What the sun does to your skin.

Written by: Center D Elle - October,1 2015

Sun exposure is a major cause of skin damage. In the short term you may like the effects of the sun on your skin. However, the more exposures, the more long term damages your skin will sustain. Some skin types get damaged easier than others (thin vs thick skin, fair vs darker skin).

Either way in the long run with two much exposure, you can have premature aging and it pre disposes to skin cancer. Sun exposure accelerates skin changes during normal aging process. Overtime, the sun’s ultraviolet (UV) light damages the fiber in the skin called elastin. When these fibers break down, the skin begins to sag, stretch and lose its ability to go back into place after stretching.

What the sundoes toyour skin web

There is good effects from controlled doses of sun exposure. The skin uses sunlight to help manufacture vitamin D. The major role of vitamin D is to maintain normal blood levels of calcium. Vitamin D helps the body absorb calcium, which forms and maintains strong bones. It is used alone or together with calcium to improve bone health. Vitamin D may also protects against osteoporosis, high blood pressure, cancer and other diseases.

Under the epidermal layer, there are cells that contain melanin, called melanocytes that protect skin from the sun’s UV rays causing your skin to age prematurely (wrinkles, laxity and other signs of premature aging).

When UV rays reach your skin, they interact with the melanocytes that contain melanin. Melanin is your first line of protection and absorbs UV rays in order to shield your skin against sun damages; this is what gives skin a tan. When the UV rays you are exposed to exceed the protection provided by melanin you get sunburn, therefore skin damage.


Frequent and prolonged exposure to UV rays over the years can be a cause of skin cancer. Examine your skin regularly for suspicious skin changes, new moles, changes in existing mole, skin discoloration or chronic flaking. UV rays are more powerful during the summer months. They are stronger in high altitude areas and worse the closer you get to the equator.

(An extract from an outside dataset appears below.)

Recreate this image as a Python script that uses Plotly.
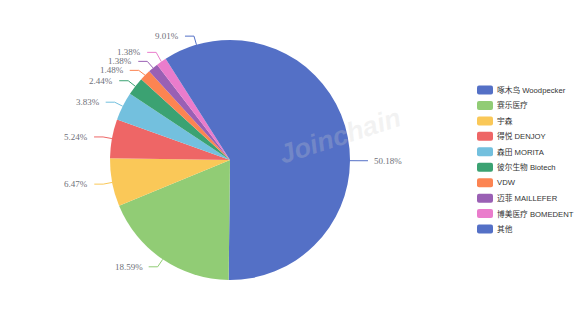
import math
import plotly.graph_objects as go

# ---- data ----
categories = ["啄木鸟 Woodpecker", "赛乐医疗", "宇森", "得悦 DENJOY", "森田 MORITA",
              "彼尔生物 Biotech", "VDW", "迈菲 MAILLEFER", "博美医疗 BOMEDENT", "其他"]
values = [50.18, 18.59, 6.47, 5.24, 3.83, 2.44, 1.48, 1.38, 1.38, 9.01]
value_labels = ["50.18%", "18.59%", "6.47%", "5.24%", "3.83%", "2.44%", "1.48%", "1.38%", "1.38%", "9.01%"]
colors = ["#5470c6", "#91cc75", "#fac858", "#ee6666", "#73c0de",
          "#3ba272", "#fc8452", "#9a60b4", "#ea7ccc", "#5470c6"]

W, H = 576, 320
CX, CY, R = 230, 160, 120
LEN1, LEN2, GAP = 9, 9, 4
MIN_SPACING = 9.0


def px(x):
    return x / W


def py(y):
    return 1 - y / H


fig = go.Figure()
fig.add_trace(go.Pie(
    labels=categories, values=values, sort=False, direction="clockwise", rotation=0,
    marker=dict(colors=colors, line=dict(width=0)),
    textinfo="none", hoverinfo="label+percent", showlegend=False,
    domain=dict(x=[px(CX - R), px(CX + R)], y=[py(CY + R), py(CY - R)]),
))

# ---- label layout computed from the data ----
total = sum(values)
cum = 0.0
items = []
for i, v in enumerate(values):
    mid = (cum + v / 2) / total * 2 * math.pi
    cum += v
    sx, sy = math.sin(mid), -math.cos(mid)
    p0 = (CX + R * sx, CY + R * sy)
    p1 = (CX + (R + LEN1) * sx, CY + (R + LEN1) * sy)
    side = 1 if sx >= 0 else -1
    items.append(dict(i=i, p0=p0, p1=p1, side=side, y=p1[1]))

for side in (1, -1):
    grp = sorted([it for it in items if it["side"] == side], key=lambda d: d["y"])
    for _ in range(200):
        moved = False
        for a, b in zip(grp, grp[1:]):
            d = b["y"] - a["y"]
            if d < MIN_SPACING - 1e-6:
                delta = (MIN_SPACING - d) / 2
                a["y"] -= delta
                b["y"] += delta
                moved = True
        if not moved:
            break

shapes = []
annotations = []
for it in items:
    i = it["i"]
    x0, y0 = it["p0"]
    x1 = it["p1"][0]
    y1 = it["y"]
    x2 = x1 + it["side"] * LEN2
    path = f"M {px(x0)},{py(y0)} L {px(x1)},{py(y1)} L {px(x2)},{py(y1)}"
    shapes.append(dict(type="path", xref="paper", yref="paper", path=path,
                       line=dict(color=colors[i], width=1)))
    annotations.append(dict(
        xref="paper", yref="paper", x=px(x2 + it["side"] * GAP), y=py(y1),
        text=value_labels[i], showarrow=False,
        xanchor="left" if it["side"] > 0 else "right", yanchor="middle",
        font=dict(family="Liberation Serif, Times New Roman, serif", size=9, color="#6e7079"),
    ))

# ---- legend (drawn manually to mimic rounded item icons) ----
LEG_X, LEG_Y0, LEG_DY = 477, 90, 15.45
IW, IH, RR = 16, 9, 2
for i, name in enumerate(categories):
    yc = LEG_Y0 + i * LEG_DY
    xa, xb = LEG_X, LEG_X + IW
    ya, yb = yc - IH / 2, yc + IH / 2
    path = (f"M {px(xa + RR)},{py(ya)} L {px(xb - RR)},{py(ya)} "
            f"Q {px(xb)},{py(ya)} {px(xb)},{py(ya + RR)} L {px(xb)},{py(yb - RR)} "
            f"Q {px(xb)},{py(yb)} {px(xb - RR)},{py(yb)} L {px(xa + RR)},{py(yb)} "
            f"Q {px(xa)},{py(yb)} {px(xa)},{py(yb - RR)} L {px(xa)},{py(ya + RR)} "
            f"Q {px(xa)},{py(ya)} {px(xa + RR)},{py(ya)} Z")
    shapes.append(dict(type="path", xref="paper", yref="paper", path=path,
                       fillcolor=colors[i], line=dict(width=0)))
    annotations.append(dict(
        xref="paper", yref="paper", x=px(xb + 2), y=py(yc), text=name, showarrow=False,
        xanchor="left", yanchor="middle",
        font=dict(family="Liberation Sans, Arial, Noto Sans CJK SC, sans-serif", size=7.7, color="#333333"),
    ))

# ---- watermark ----
annotations.append(dict(
    xref="paper", yref="paper", x=px(340), y=py(136), text="<b><i>Joinchain</i></b>",
    showarrow=False, textangle=-18, xanchor="center", yanchor="middle",
    font=dict(family="Liberation Sans, Arial, sans-serif", size=27, color="rgba(205,205,205,0.25)"),
))

fig.update_layout(
    width=W, height=H, margin=dict(l=0, r=0, t=0, b=0),
    paper_bgcolor="white", plot_bgcolor="white",
    shapes=shapes, annotations=annotations, showlegend=False,
)

fig.write_html("out.html")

Repeated overexposure to UV rays can leads to various forms of skin damage or changes indicating damages including but not limited to:


Dry and rough skin

Reduction and weakening of the connective tissue

Thinning of the skin

Deep wrinkling

Fine red blood vessels appearing on the cheeks, nose and ears

Age spots – which tend to be darker than the usual freckle and do not fade in winter. They are more common in older people but they also appear on the skin of younger adults and even children who spend too much time in the sun without protection.

Uneven pigmentation: melanin makes your skin look darker and with age the sun causes an uneven increase in melanin production which created areas of irregular pigmentation.

Even if your tanning days are over, you may notice that the older you get, the more brown marks and darker patches you have on your skin. Those are the effects of your prior sun exposures. It is important to keep an eye on those changes. The sun’s damages to your skin may appear up to 20 to 30 years after sun damage occurs. It is not uncommon to see sign of early aging (brown spot, dryness, wrinkles) in your 40’s even if you used sunscreen in recent years.


Sun causes numerous type of skin cancers: melanoma, cataracts…

The truth about sunscreen and SPF – Sun Protective Factor (SPF) measures a sunscreen’s ability to delay (not prevent) sunburn, which is an indication of injury to the living cells beneath the skin’s surface. The higher SPF you use, the better it is for your skin. SPF 30 or higher is recommended for daily use, and SPF 50 for more intense sun exposure for both adults and children.

The best sunscreens, labeled “board spectrum” protest again the UVA and UVB. The sunlight that reaches us is made up of two types of harmful rays: long wave ultraviolet A (UVA) and short wave ultraviolet B (UVB). Basically, UVA rays can age us and UVB rays can burn us. Make sure you re-apply often your sunscreen, the more the better.

Break the UV Ray cycle:

Use sunscreen (everyday at least SPF 15 but preferably SPF 30, choose products that provide “broad spectrum”. Reapply sunscreen every two hours.

Cover up sensitive areas

Limit sun exposure between the hours of 10am to 2pm.

The good thing is that sun damages are preventable. Avoid excessive sun exposure and protect your skin that will postpone aging for years to come. Make sure you use sunscreen everyday. Thankfully most of the foundations make already contain SPF in most of the skincare lines.

How often do you wear sunscreen?

76% said every day, 22% said only at the beach and 2% never. What’s about you?